Tunisia hosted the exercise’s 16th edition May 17-28, bringing together maritime forces from 13 nations: Algeria, Egypt, Libya, Mauritania, Morocco and Tunisia, as well as Belgium, France, Greece, Italy, Malta, Spain and the United States.
Frigates from Algeria, Egypt and Morocco joined the Tunisian fleet for the main part of the exercise at La Goulette Naval Base in Tunis. They participated in maneuvers to test their response to criminal activity.
The training is part of a broader North African effort to strengthen military relations, shut down trafficking networks and exchange experiences. The exercise included lectures, practical exercises and conferences.
Naval personnel shared techniques and learned from one another. In one training, they worked on restraint devices, practiced how to take down combative detainees and how to handle compliant detainees. Another seminar for boarding parties dealt with techniques used by drug smugglers and how to collect and store evidence.
The goals of the annual event are to increase regional cooperation, maritime domain awareness, information-sharing practices and operational capabilities, while enhancing the promotion of safety and security in the Mediterranean Sea and North African territorial waters.
In those waters, the maritime forces tested their abilities to combat illicit trafficking. The exercise also addressed how to respond to irregular migration.
Senior Capt. Jamel Ben Omrane of the Tunisian Navy said Phoenix Express offers much more than its stated goals.

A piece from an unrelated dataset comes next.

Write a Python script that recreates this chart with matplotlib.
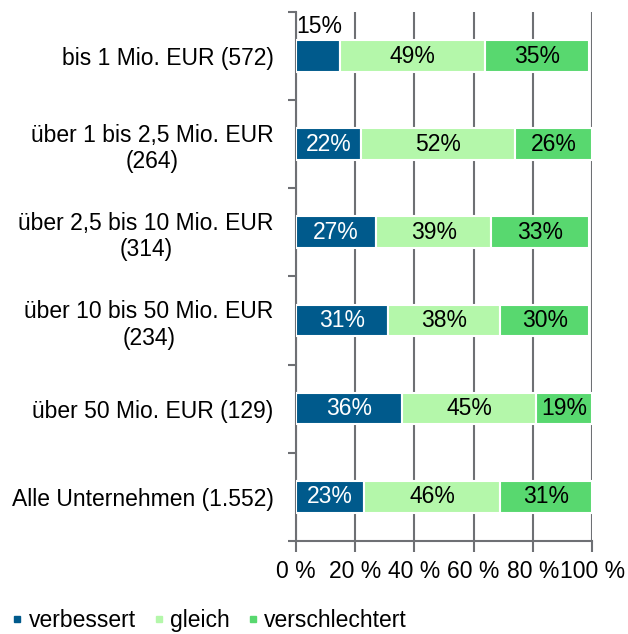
import numpy as np
import matplotlib
matplotlib.use('Agg')
import matplotlib.pyplot as plt
from matplotlib.lines import Line2D

plt.rcParams['font.family'] = ['Liberation Sans', 'DejaVu Sans']

categories = ['bis 1 Mio. EUR (572)',
              'über 1 bis 2,5 Mio. EUR\n(264)',
              'über 2,5 bis 10 Mio. EUR\n(314)',
              'über 10 bis 50 Mio. EUR\n(234)',
              'über 50 Mio. EUR (129)',
              'Alle Unternehmen (1.552)']
verbessert = [15, 22, 27, 31, 36, 23]
gleich = [49, 52, 39, 38, 45, 46]
verschlechtert = [35, 26, 33, 30, 19, 31]
series_names = ['verbessert', 'gleich', 'verschlechtert']
xticks = [0, 20, 40, 60, 80, 100]

colors = ['#005a8c', '#b4f7aa', '#58d86f']
text_colors = ['white', 'black', 'black']
FS = 16.5

fig = plt.figure(figsize=(6.28, 6.34), dpi=100)
ax = fig.add_axes([0.471, 0.147, 0.472, 0.834])

y = np.arange(len(categories))
left = np.zeros(len(categories))
for vals, col, tcol in zip([verbessert, gleich, verschlechtert], colors, text_colors):
    vals = np.array(vals, dtype=float)
    bars = ax.barh(y, vals, left=left, height=0.36, color=col,
                   edgecolor='white', linewidth=1.5, zorder=3)
    for i, v in enumerate(vals):
        if v < 18:
            # label does not fit -> above the bar
            ax.text(left[i] + 0.3, y[i] - 0.2, '%d%%' % v, ha='left', va='bottom',
                    fontsize=FS, color='black', zorder=4)
        else:
            ax.text(left[i] + v / 2, y[i], '%d%%' % v, ha='center', va='center',
                    fontsize=FS, color=tcol, zorder=4)
    left += vals

ax.set_xlim(0, 100)
ax.set_ylim(len(categories) - 0.5, -0.5)
ax.set_xticks(xticks)
ax.set_xticklabels(['%d %%' % t for t in xticks], fontsize=FS)
ax.set_yticks(y)
ax.set_yticklabels(categories, fontsize=FS, multialignment='center')
ax.set_yticks(np.arange(-0.5, len(categories), 1), minor=True)
ax.tick_params(axis='y', which='major', length=0, pad=16)
ax.tick_params(axis='y', which='minor', length=6, width=1.5, color='#6e7074')
ax.tick_params(axis='x', length=8, width=1.5, color='#6e7074', pad=6)

ax.grid(axis='x', color='#6e7074', linewidth=1.5, zorder=0)
ax.set_axisbelow(True)
for s in ['top', 'right']:
    ax.spines[s].set_visible(False)
for s in ['left', 'bottom']:
    ax.spines[s].set_color('#6e7074')
    ax.spines[s].set_linewidth(1.5)

handles = [Line2D([], [], marker='s', linestyle='none', markersize=5,
                  markerfacecolor=c, markeredgecolor=c) for c in colors]
fig.legend(handles, series_names, loc='lower left', bbox_to_anchor=(-0.02, -0.03),
           ncol=3, frameon=False, fontsize=FS, handletextpad=0.1,
           columnspacing=0.6, handlelength=0.8)

fig.savefig('out.png', dpi=100)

“It is a strategic opportunity for all participating nations to build a fruitful partnership and benefit from the others’ experience,” he said in a news release.
Omrane said Phoenix Express tested the region’s navies at multiple levels.
“Phoenix Express 2021 is a tridimensional event,” he said. “[It] moves from the strategic aspect, where the leaders find the opportunity to draw the broad lines of Med Sea security to then cross the operational sphere, where one can exercise the command and the control of a multinational group enforcing a common objective to finally arrive at the tactical level, which offers CO’s (commanding officers) the possibility of carrying out different types of maneuvers at sea.”
Phoenix Express is held in a different location every year. The 2021 exercise marked a return to collaboration on the seas after the 2020 event was canceled because of COVID-19 restrictions.
“Through determination, perseverance and commitment, we were able to overcome countless predicaments due the global pandemic,” Jehane said.